Push n'est cependant pas l'histoire d'une victime impuissante ou dégoûtante. Même si elle est présentée comme une monstruosité, pur produit de nos dérives sociétales, Precious n'est pas que ce gros tas de graisse noire illettrée et violée. Il s'agit d'une histoire d'émancipation (féminine) grâce à l'apprenti de la lecture et de l'écriture, et surtout d'un récit hautement social.
La détermination de Precious à reprendre le contrôle de sa vie par le passage de l'oralité à l'écriture. le livre est présenté comme l'histoire de sa vie, qu'elle écrit.
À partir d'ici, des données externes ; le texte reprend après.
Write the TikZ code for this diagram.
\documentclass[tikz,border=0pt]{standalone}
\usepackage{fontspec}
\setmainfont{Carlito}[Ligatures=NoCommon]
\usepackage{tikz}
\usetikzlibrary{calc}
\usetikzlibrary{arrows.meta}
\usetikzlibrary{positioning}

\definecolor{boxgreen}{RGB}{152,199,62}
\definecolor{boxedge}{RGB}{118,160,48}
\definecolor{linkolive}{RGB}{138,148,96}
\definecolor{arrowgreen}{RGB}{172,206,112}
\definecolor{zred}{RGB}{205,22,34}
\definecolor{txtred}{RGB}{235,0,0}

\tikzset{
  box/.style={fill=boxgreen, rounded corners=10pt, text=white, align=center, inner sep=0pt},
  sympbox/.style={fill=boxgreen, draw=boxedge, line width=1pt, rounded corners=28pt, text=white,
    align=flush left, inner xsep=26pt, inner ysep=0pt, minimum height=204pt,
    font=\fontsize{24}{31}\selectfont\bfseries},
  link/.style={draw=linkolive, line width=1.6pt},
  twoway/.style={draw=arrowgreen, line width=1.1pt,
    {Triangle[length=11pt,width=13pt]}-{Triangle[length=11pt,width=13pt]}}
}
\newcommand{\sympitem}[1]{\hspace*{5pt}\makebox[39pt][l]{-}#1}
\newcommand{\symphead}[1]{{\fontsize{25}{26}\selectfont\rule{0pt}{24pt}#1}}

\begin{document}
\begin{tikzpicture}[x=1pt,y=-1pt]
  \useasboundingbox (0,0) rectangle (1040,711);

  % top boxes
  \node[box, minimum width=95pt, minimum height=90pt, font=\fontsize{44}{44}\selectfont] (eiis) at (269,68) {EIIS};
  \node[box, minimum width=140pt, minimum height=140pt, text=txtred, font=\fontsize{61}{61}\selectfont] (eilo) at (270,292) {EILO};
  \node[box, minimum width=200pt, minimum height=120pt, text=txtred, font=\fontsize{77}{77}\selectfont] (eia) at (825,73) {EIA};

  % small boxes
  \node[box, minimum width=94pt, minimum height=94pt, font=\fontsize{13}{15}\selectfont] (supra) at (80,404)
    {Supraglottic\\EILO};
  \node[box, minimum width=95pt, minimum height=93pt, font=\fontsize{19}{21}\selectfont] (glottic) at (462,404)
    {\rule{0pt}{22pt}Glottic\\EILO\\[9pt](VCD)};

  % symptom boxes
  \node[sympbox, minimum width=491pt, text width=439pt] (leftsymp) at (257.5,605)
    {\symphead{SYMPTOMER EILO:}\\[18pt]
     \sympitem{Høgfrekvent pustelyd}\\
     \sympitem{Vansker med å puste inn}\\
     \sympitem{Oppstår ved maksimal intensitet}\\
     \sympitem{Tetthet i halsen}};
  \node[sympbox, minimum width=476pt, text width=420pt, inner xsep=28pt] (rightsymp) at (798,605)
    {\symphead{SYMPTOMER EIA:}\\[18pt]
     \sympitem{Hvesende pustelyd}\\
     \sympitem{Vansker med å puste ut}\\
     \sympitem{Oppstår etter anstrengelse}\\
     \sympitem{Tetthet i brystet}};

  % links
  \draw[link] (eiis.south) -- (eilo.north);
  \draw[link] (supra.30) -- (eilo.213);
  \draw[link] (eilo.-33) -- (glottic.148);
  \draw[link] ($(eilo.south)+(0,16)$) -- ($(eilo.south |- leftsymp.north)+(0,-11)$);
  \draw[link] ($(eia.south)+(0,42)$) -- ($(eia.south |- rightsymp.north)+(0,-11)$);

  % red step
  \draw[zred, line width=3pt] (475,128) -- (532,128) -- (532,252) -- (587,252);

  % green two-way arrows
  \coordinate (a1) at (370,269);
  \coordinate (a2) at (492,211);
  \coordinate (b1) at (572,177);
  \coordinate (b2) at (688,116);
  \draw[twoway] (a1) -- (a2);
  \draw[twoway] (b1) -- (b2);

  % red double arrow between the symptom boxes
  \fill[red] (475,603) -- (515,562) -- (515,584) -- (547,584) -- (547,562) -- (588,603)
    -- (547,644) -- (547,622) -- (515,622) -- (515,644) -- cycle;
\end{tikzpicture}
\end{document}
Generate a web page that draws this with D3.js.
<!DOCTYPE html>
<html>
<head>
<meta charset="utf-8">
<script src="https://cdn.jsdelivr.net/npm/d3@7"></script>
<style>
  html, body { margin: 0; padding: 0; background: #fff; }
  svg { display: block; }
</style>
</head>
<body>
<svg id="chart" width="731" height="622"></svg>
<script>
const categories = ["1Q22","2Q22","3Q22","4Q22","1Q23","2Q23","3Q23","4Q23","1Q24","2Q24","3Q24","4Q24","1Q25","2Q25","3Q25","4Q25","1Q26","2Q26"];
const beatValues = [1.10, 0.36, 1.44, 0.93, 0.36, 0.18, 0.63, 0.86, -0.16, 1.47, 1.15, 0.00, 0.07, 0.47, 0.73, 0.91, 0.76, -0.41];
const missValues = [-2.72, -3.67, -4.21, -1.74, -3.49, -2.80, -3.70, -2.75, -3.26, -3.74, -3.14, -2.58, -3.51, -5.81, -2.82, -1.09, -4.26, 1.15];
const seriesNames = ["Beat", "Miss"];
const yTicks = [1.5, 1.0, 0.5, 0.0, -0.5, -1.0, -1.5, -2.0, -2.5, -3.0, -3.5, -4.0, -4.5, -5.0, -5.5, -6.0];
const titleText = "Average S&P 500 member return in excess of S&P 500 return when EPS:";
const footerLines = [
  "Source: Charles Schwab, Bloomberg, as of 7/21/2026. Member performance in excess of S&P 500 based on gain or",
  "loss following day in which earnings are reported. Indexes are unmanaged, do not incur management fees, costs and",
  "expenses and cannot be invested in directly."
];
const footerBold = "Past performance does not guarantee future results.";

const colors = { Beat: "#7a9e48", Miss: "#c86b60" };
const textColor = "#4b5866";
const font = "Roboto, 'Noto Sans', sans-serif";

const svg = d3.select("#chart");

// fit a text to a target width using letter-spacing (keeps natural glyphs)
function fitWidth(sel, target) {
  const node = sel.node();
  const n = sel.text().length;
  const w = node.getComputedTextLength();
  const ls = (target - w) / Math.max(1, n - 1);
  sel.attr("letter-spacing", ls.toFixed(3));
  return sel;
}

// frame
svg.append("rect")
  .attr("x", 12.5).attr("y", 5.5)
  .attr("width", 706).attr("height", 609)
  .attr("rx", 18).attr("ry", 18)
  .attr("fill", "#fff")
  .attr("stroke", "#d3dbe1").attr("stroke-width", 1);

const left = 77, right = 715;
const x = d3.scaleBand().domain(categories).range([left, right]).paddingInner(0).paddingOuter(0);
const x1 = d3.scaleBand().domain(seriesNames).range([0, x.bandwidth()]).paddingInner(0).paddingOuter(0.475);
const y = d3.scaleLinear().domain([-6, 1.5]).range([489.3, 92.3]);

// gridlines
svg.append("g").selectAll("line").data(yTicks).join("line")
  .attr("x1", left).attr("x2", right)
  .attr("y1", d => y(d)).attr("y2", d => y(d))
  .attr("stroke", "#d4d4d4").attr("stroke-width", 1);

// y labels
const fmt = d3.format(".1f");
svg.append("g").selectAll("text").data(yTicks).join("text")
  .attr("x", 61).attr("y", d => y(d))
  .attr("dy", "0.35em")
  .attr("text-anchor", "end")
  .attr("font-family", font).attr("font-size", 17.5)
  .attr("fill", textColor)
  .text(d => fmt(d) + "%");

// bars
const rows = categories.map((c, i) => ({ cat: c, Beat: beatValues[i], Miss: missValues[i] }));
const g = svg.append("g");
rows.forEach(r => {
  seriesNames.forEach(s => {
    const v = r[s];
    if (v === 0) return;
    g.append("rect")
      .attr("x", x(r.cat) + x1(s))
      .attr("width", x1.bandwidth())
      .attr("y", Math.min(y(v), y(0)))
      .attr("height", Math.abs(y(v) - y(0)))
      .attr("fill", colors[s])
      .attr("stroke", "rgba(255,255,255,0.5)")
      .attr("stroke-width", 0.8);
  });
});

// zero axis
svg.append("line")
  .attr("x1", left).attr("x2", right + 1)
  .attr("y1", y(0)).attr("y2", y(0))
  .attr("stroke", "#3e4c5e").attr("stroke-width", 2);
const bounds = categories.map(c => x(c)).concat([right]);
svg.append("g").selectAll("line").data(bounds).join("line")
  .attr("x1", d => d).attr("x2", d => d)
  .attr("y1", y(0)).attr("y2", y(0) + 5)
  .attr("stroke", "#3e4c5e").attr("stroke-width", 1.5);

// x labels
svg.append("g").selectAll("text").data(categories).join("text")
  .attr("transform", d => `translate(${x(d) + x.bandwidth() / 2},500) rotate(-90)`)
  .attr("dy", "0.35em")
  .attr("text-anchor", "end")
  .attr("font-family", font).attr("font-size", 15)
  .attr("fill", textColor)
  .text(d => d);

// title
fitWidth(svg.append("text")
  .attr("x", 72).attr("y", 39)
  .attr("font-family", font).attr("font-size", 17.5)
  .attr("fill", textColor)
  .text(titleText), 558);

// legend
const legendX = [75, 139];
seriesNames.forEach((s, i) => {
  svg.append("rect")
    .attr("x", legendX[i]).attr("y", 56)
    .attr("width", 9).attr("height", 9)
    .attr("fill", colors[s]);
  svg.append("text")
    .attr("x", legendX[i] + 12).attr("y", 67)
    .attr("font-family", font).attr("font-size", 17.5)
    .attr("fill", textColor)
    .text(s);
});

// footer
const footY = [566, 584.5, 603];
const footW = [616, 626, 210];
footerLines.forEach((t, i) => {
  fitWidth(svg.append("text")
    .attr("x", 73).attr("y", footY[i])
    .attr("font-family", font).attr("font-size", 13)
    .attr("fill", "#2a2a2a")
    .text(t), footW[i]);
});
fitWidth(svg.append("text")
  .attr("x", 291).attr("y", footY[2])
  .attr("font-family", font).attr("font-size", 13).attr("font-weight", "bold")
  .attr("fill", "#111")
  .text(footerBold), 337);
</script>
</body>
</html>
Il doit donc rendre compte du niveau d'alphabétisation de cette dyslexique illettrée qui raconte son enfer avec une rageuse dignité. le langage oral y est transcrit souvent phonétiquement, ce qui contraint le lecteur à se battre lui aussi pour comprendre la langue de ce roman "parlé". La syntaxe est malmenée, il y a beaucoup d'onomatopées en guise de mots retranscrits à l'oreille, de l'argot du ghetto, des silences et des mauvais tours de la mémoire mêlé dans une sorte de chaos de la voix de la narratrice.
Il y a également un jeu sur la mise en page du texte. Lorsque nous sommes dans l'histoire qu'elle écrit, le livre physique que nous tenons entre nos mains, le texte est justifié. Tant dis que lorsque nous passons dans les retranscriptions de son cahier de bord, le texte a une tout autre mise en page : il est alligné à gauche et parfois avec alinéas créant des sortes d'escaliers de mots.
Tout cela participe à préserver de la violence brute du récit.